The happiness questions I ask myself every day? I ask myself how am I going to make it this day what I wanted to be? I think that's the biggest thing. I wake up. I put on my music and I think it throughout my day and I look at what I have to do throughout my day and how I can make it fun, how I can make it play and not necessarily work. For some reason at a certain point, we sometimes as adults forget that you don't have to be serious about everything. You can enjoy and we all have that child within us. It's important to find that sometime, to find time for play. And if you can mix a little play in with a little work or make your work seem like play, then the better you'll be for it. And for me fortunately I have the opportunity to do that.

I think we can be our own worst enemy. I know a lot of times I was my own worst enemy. I would talk myself out of situations or say I can't do this or I can't do that. And why? Why did I talk myself out of it? I found that I would doubt myself in situations more than anybody else would ever doubt me. And you are your own worst enemy if you allow yourself to be. 

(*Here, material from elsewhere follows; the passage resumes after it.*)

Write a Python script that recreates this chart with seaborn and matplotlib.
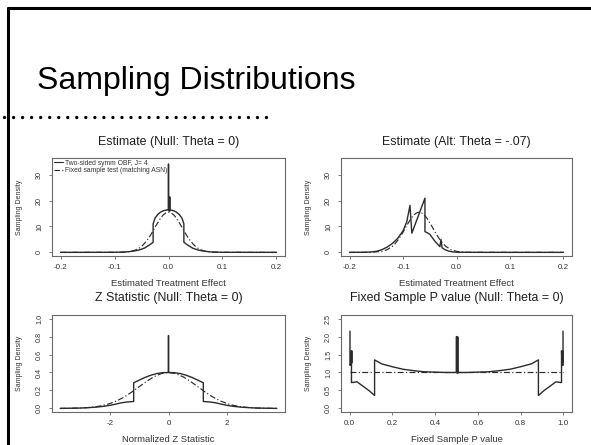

I think people count of themselves out before they give themselves a chance because you are almost told a lot of times what you can't do more than you're told what you can do. And we all have a tendency to probably be more fearful of something that's unknown so that we don't even try. We count ourselves out. We think we'll never get that promotion. We'll never get that job. I can't fly that plane. Well, you need lessons to fly a plane, but so many things that we talk ourselves out of because — out of fear I think then more out of the ability to do it and out of what you think other people will think about you even trying. 

But now I look at it and think that we're all able to do anything we want to do if we make our minds up and we have the right attitude as we approach it. So that's how I apply that every day. I look and think to myself, "Why not me?" instead of, "Why me?"